**To do:**
Write out the listing below exactly, and omit any images you find in it.

**Data lines:**
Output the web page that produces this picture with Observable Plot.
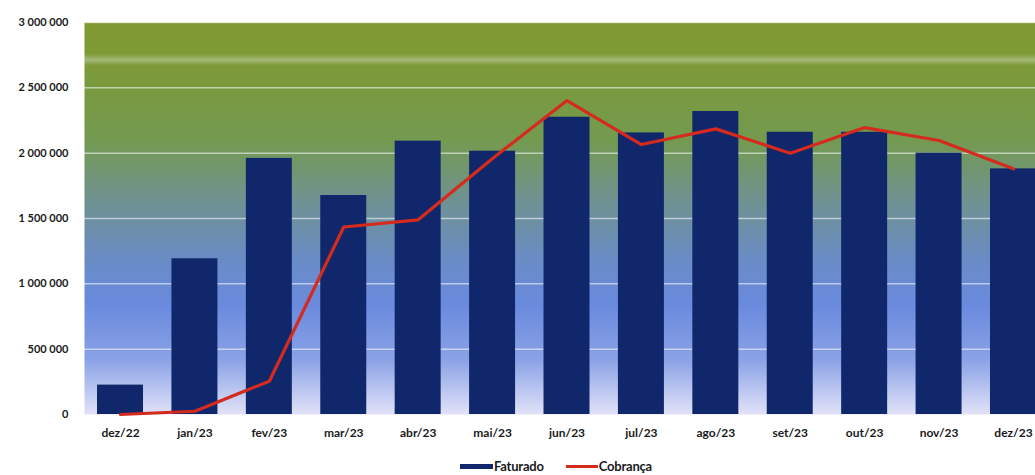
<!DOCTYPE html>
<html>
<head>
<meta charset="utf-8">
<script src="https://cdn.jsdelivr.net/npm/d3@7"></script>
<script src="https://cdn.jsdelivr.net/npm/@observablehq/plot@0.6"></script>
<style>
  html, body { margin: 0; padding: 0; background: #fff; overflow: hidden; width: 1035px; height: 475px; }
  #chart { position: relative; width: 1035px; }
  #chart svg { display: block; max-width: none !important; }
  .legend { position: absolute; top: 458px; left: 0; width: 1112px; display: flex; justify-content: center; gap: 22px;
            font: 700 13px Lato, "Open Sans", sans-serif; color: #1a1a1a; letter-spacing: -0.2px; }
  .legend span { display: inline-flex; align-items: center; }
  .sw-bar { display: inline-block; width: 33px; height: 5px; background: #10286b; margin-right: 1px; }
  .sw-line { display: inline-block; width: 32px; height: 3px; background: #d52b1e; margin-right: 1px; }
</style>
</head>
<body>
<div id="chart"></div>
<script>
const months = ["dez/22","jan/23","fev/23","mar/23","abr/23","mai/23","jun/23","jul/23","ago/23","set/23","out/23","nov/23","dez/23"];
const faturado = [225000, 1192000, 1960000, 1676000, 2092000, 2015000, 2275000, 2155000, 2319000, 2160000, 2160000, 2000000, 1880000];
const cobranca = [0, 25000, 255000, 1435000, 1490000, 1960000, 2403000, 2066000, 2186000, 2000000, 2196000, 2097000, 1880000];
const yTicks = [0, 500000, 1000000, 1500000, 2000000, 2500000, 3000000];

const data = months.map((m, i) => ({month: m, faturado: faturado[i], cobranca: cobranca[i]}));
const fmt = v => d3.format(",")(v).replace(/,/g, " ");

const plot = Plot.plot({
  width: 1049,
  height: 450,
  marginLeft: 84,
  marginRight: 0,
  marginTop: 22,
  marginBottom: 36,
  style: {fontFamily: "Lato, 'Open Sans', sans-serif", fontWeight: 700, color: "#1a1a1a", background: "transparent", maxWidth: "none"},
  x: {domain: months, paddingInner: 0.382, paddingOuter: 0.175, round: false, label: null, tickSize: 0, tickPadding: 14},
  y: {domain: [0, 3000000], ticks: yTicks, tickFormat: fmt, label: null, tickSize: 0, tickPadding: 16},
  marks: [
    Plot.frame({fill: "url(#bggrad)", stroke: null}),
    Plot.gridY(yTicks.filter(d => d > 0), {stroke: "#ffffff", strokeOpacity: 0.55, strokeWidth: 1.5}),
    Plot.barY(data, {x: "month", y: "faturado", fill: "#10286b"}),
    Plot.lineY(data, {x: "month", y: "cobranca", stroke: "#d52b1e", strokeWidth: 3.2, strokeLinejoin: "round"}),
    Plot.axisX({fontSize: 12, tickSize: 0, tickPadding: 14}),
    Plot.axisY({ticks: yTicks, tickFormat: fmt, fontSize: 11, tickSize: 0, tickPadding: 16})
  ]
});

const ns = "http://www.w3.org/2000/svg";
const defs = document.createElementNS(ns, "defs");
const grad = document.createElementNS(ns, "linearGradient");
grad.setAttribute("id", "bggrad");
grad.setAttribute("x1", "0"); grad.setAttribute("y1", "0");
grad.setAttribute("x2", "0"); grad.setAttribute("y2", "1");
[
  [0.00, "#809a32"],
  [0.08, "#7e9a35"],
  [0.095, "#a4b878"],
  [0.11, "#7d9a37"],
  [0.30, "#749a50"],
  [0.45, "#6f9290"],
  [0.60, "#6a8cc4"],
  [0.72, "#6a8ade"],
  [0.86, "#8aa2e6"],
  [0.95, "#c2cbf2"],
  [1.00, "#e2e2f8"]
].forEach(([o, c]) => {
  const s = document.createElementNS(ns, "stop");
  s.setAttribute("offset", o);
  s.setAttribute("stop-color", c);
  grad.appendChild(s);
});
defs.appendChild(grad);
plot.insertBefore(defs, plot.firstChild);

const chart = document.getElementById("chart");
chart.appendChild(plot);

const legend = document.createElement("div");
legend.className = "legend";
legend.innerHTML = '<span><i class="sw-bar"></i>Faturado</span><span><i class="sw-line"></i>Cobrança</span>';
chart.appendChild(legend);
</script>
</body>
</html>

**Finished exercise:**
Output the web page that produces this picture with Observable Plot.
<!DOCTYPE html>
<html>
<head>
<meta charset="utf-8">
<script src="https://cdn.jsdelivr.net/npm/d3@7"></script>
<script src="https://cdn.jsdelivr.net/npm/@observablehq/plot@0.6"></script>
<style>
  html, body { margin: 0; padding: 0; background: #fff; overflow: hidden; width: 1035px; height: 475px; }
  #chart { position: relative; width: 1035px; }
  #chart svg { display: block; max-width: none !important; }
  .legend { position: absolute; top: 458px; left: 0; width: 1112px; display: flex; justify-content: center; gap: 22px;
            font: 700 13px Lato, "Open Sans", sans-serif; color: #1a1a1a; letter-spacing: -0.2px; }
  .legend span { display: inline-flex; align-items: center; }
  .sw-bar { display: inline-block; width: 33px; height: 5px; background: #10286b; margin-right: 1px; }
  .sw-line { display: inline-block; width: 32px; height: 3px; background: #d52b1e; margin-right: 1px; }
</style>
</head>
<body>
<div id="chart"></div>
<script>
const months = ["dez/22","jan/23","fev/23","mar/23","abr/23","mai/23","jun/23","jul/23","ago/23","set/23","out/23","nov/23","dez/23"];
const faturado = [225000, 1192000, 1960000, 1676000, 2092000, 2015000, 2275000, 2155000, 2319000, 2160000, 2160000, 2000000, 1880000];
const cobranca = [0, 25000, 255000, 1435000, 1490000, 1960000, 2403000, 2066000, 2186000, 2000000, 2196000, 2097000, 1880000];
const yTicks = [0, 500000, 1000000, 1500000, 2000000, 2500000, 3000000];

const data = months.map((m, i) => ({month: m, faturado: faturado[i], cobranca: cobranca[i]}));
const fmt = v => d3.format(",")(v).replace(/,/g, " ");

const plot = Plot.plot({
  width: 1049,
  height: 450,
  marginLeft: 84,
  marginRight: 0,
  marginTop: 22,
  marginBottom: 36,
  style: {fontFamily: "Lato, 'Open Sans', sans-serif", fontWeight: 700, color: "#1a1a1a", background: "transparent", maxWidth: "none"},
  x: {domain: months, paddingInner: 0.382, paddingOuter: 0.175, round: false, label: null, tickSize: 0, tickPadding: 14},
  y: {domain: [0, 3000000], ticks: yTicks, tickFormat: fmt, label: null, tickSize: 0, tickPadding: 16},
  marks: [
    Plot.frame({fill: "url(#bggrad)", stroke: null}),
    Plot.gridY(yTicks.filter(d => d > 0), {stroke: "#ffffff", strokeOpacity: 0.55, strokeWidth: 1.5}),
    Plot.barY(data, {x: "month", y: "faturado", fill: "#10286b"}),
    Plot.lineY(data, {x: "month", y: "cobranca", stroke: "#d52b1e", strokeWidth: 3.2, strokeLinejoin: "round"}),
    Plot.axisX({fontSize: 12, tickSize: 0, tickPadding: 14}),
    Plot.axisY({ticks: yTicks, tickFormat: fmt, fontSize: 11, tickSize: 0, tickPadding: 16})
  ]
});

const ns = "http://www.w3.org/2000/svg";
const defs = document.createElementNS(ns, "defs");
const grad = document.createElementNS(ns, "linearGradient");
grad.setAttribute("id", "bggrad");
grad.setAttribute("x1", "0"); grad.setAttribute("y1", "0");
grad.setAttribute("x2", "0"); grad.setAttribute("y2", "1");
[
  [0.00, "#809a32"],
  [0.08, "#7e9a35"],
  [0.095, "#a4b878"],
  [0.11, "#7d9a37"],
  [0.30, "#749a50"],
  [0.45, "#6f9290"],
  [0.60, "#6a8cc4"],
  [0.72, "#6a8ade"],
  [0.86, "#8aa2e6"],
  [0.95, "#c2cbf2"],
  [1.00, "#e2e2f8"]
].forEach(([o, c]) => {
  const s = document.createElementNS(ns, "stop");
  s.setAttribute("offset", o);
  s.setAttribute("stop-color", c);
  grad.appendChild(s);
});
defs.appendChild(grad);
plot.insertBefore(defs, plot.firstChild);

const chart = document.getElementById("chart");
chart.appendChild(plot);

const legend = document.createElement("div");
legend.className = "legend";
legend.innerHTML = '<span><i class="sw-bar"></i>Faturado</span><span><i class="sw-line"></i>Cobrança</span>';
chart.appendChild(legend);
</script>
</body>
</html>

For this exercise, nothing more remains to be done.